Filed Under: Referendum 1993: the "Yes Yes No Yes" campaign

Referendum 1993: the "Yes Yes No Yes" campaign

When the Soviet Union fell in December 1991, the Russian Federation that replaced it had two organs of elected power. One was the Russian Soviet Federated Socialist Republic (RSFSR)’s republican Congress of People’s Deputies, elected in 1990 for a five-year term. The other was the President of the RSFSR, a post the Congress created in 1991. Boris Yeltsin (1931-2007) was originally the head of the Congress, and won the RSFSR presidency in June 1991. By 1992, both the Congress and Yeltsin himself had realized that further constitutional reforms were necessary, even as everyone involved remained shaky on “basic” democratic concepts like the separation of powers.

The muddled nature of early post-Soviet democracy became a huge problem when Yeltsin began carrying out economic reforms that drew opposition from his own parliament. By December 1992, Yeltsin no longer had majority support in the Congress, even among his own pro-democracy coalition. In March 1993, Yeltsin unilaterally announced a referendum that would potentially trigger the dissolution of the Congress. In response, the Congress voted to depose Yeltsin, but came short of the required supermajority. Finally, both sides agreed that a referendum would indeed take place on 25 April, and collaborated on a questionnaire containing four Yes/ No queries:

1. Do you have confidence in the president of the Russian Federation, Boris Yeltsin?
2. Do you approve of the socioeconomic policies of the president and RF government since 1992?
3. Do you believe early elections of the RF president should take place?
4. Do you believe early elections of the People’s Deputies of the RF should take place?
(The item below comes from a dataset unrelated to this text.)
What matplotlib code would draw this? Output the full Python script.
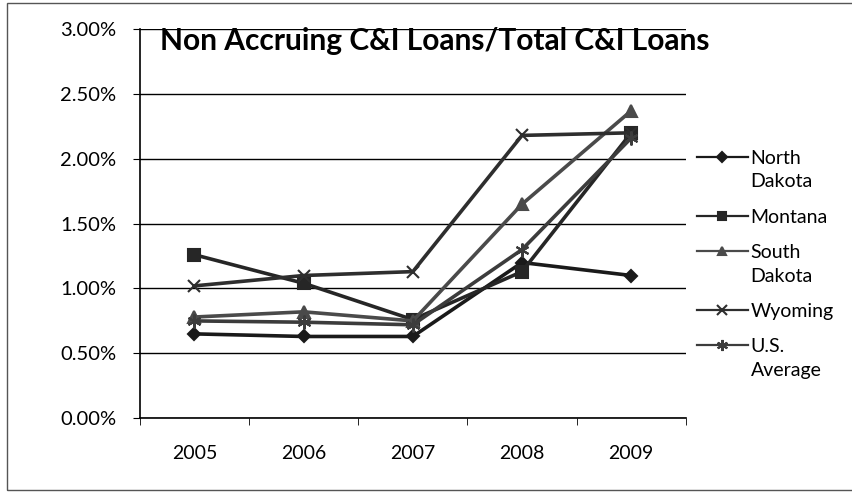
import matplotlib
matplotlib.use("Agg")
import matplotlib.pyplot as plt
from matplotlib.patches import Rectangle
from matplotlib.offsetbox import HPacker
from matplotlib.ticker import FuncFormatter, FixedLocator

# Non accruing C&I loans as share of total C&I loans (%)
years = ['2005', '2006', '2007', '2008', '2009']
north_dakota = [0.65, 0.63, 0.63, 1.20, 1.10]
montana = [1.26, 1.04, 0.76, 1.13, 2.20]
south_dakota = [0.78, 0.82, 0.75, 1.65, 2.37]
wyoming = [1.02, 1.10, 1.13, 2.18, 2.20]
us_average = [0.75, 0.74, 0.72, 1.30, 2.16]

series = [
    ('North\nDakota', north_dakota, 'D', '#1a1a1a', 6),
    ('Montana', montana, 's', '#262626', 8),
    ('South\nDakota', south_dakota, '^', '#4a4a4a', 8),
    ('Wyoming', wyoming, 'x', '#2e2e2e', 9),
    ('U.S.\nAverage', us_average, (6, 2, 0), '#3c3c3c', 10),
]

plt.rcParams['font.family'] = ['Lato', 'DejaVu Sans']

fig = plt.figure(figsize=(8.53, 4.92), dpi=100)
ax = fig.add_axes([0.164, 0.150, 0.640, 0.791])

x = range(len(years))
for label, vals, mk, col, ms in series:
    ax.plot(x, vals, color=col, lw=2.6, marker=mk, markersize=ms,
            markeredgewidth=1.5, label=label)

ax.set_xlim(-0.5, len(years) - 0.5)
ax.set_ylim(0, 3.0)
ax.set_yticks([0, 0.5, 1.0, 1.5, 2.0, 2.5, 3.0])
ax.yaxis.set_major_formatter(FuncFormatter(lambda v, p: '%.2f%%' % v))
ax.set_xticks(list(x))
ax.set_xticklabels(years)
ax.xaxis.set_minor_locator(FixedLocator([i - 0.5 for i in range(len(years) + 1)]))
ax.tick_params(axis='x', which='major', length=0, pad=19, labelsize=14)
ax.tick_params(axis='x', which='minor', length=5, direction='out', color='black')
ax.tick_params(axis='y', length=5, direction='out', labelsize=14.5, pad=12)
ax.grid(axis='y', color='black', lw=1.0)
ax.set_axisbelow(True)
for s in ['top', 'right']:
    ax.spines[s].set_visible(False)
for s in ['left', 'bottom']:
    ax.spines[s].set_color('black')
    ax.spines[s].set_linewidth(1.2)

ax.text(0.036, 0.946, 'Non Accruing C&I Loans/Total C&I Loans', transform=ax.transAxes,
        fontsize=21.5, fontweight='bold', ha='left', va='baseline')

leg = fig.legend(loc='upper left', bbox_to_anchor=(0.808, 0.711), frameon=False,
                 fontsize=14, handlelength=2.6, handletextpad=0.15, labelspacing=0.95,
                 borderaxespad=0)
for t in leg.get_texts():
    t.set_linespacing(1.45)
for ln in leg.get_lines():
    ln.set_linewidth(1.6)
    ln.set_markersize(ln.get_markersize() * 0.8)

# put the legend symbol next to the first line of two-line labels
def _entries(box):
    for child in box.get_children():
        if isinstance(child, HPacker) and len(child.get_children()) == 2:
            yield child
        else:
            yield from _entries(child)

try:
    for entry in _entries(leg._legend_handle_box):
        entry.align = 'top'
except AttributeError:
    pass

# chart frame
fig.patches.append(Rectangle((0.008, 0.004), 1.0, 0.990, transform=fig.transFigure,
                             fill=False, edgecolor='#555555', lw=1.0))

fig.savefig('out.png', dpi=100, facecolor='white')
Yeltsin campaigned for “Yes, Yes, No, Yes” responses to these questions, and the results—58.7% Yes on #1, 53.1% Yes on #2, 49.5% No on #3, and 67.2% Yes on #4—left him in a stronger position than the Congress. At the same time, he avoided early elections for the presidency only by a plurality (not a majority) of voters, and also came short of the simple majority of all registered voters required to trigger the dissolution of the Congress. Despite the appearance of victory for Yeltsin, then, the referendum produced only more stalemate. In September 1993, Yeltsin opted to dissolve the Congress by presidential fiat, triggering a weeklong Constitutional Crisis that concluded with the army shelling parliament on his orders. By the time it ended on 5 October 1993, the Crisis had ushered in a far more powerful presidency poised to become an authoritarian institution.

The “Yes, Yes, No, Yes” television campaign mixed footage of regular people with celebrity cameos, emphasizing that Yeltsin enjoyed broad support among those collectively engaged in the project of “building a new Russia.” At the same time, the specifics of that project went entirely unmentioned. The most extreme version of this missing substance occurs in pop star Alla Pugacheva’s (1949-) pop song, “Yes, Yes, No, Yes,” which contains no political rhetoric aside from its title. Despite its apparent vacuousness, however, Pugacheva’s Madonna-like stylings indirectly point to what “building a new Russia” meant in the popular culture of the time—the achievement of a general sense of Westernized normalcy.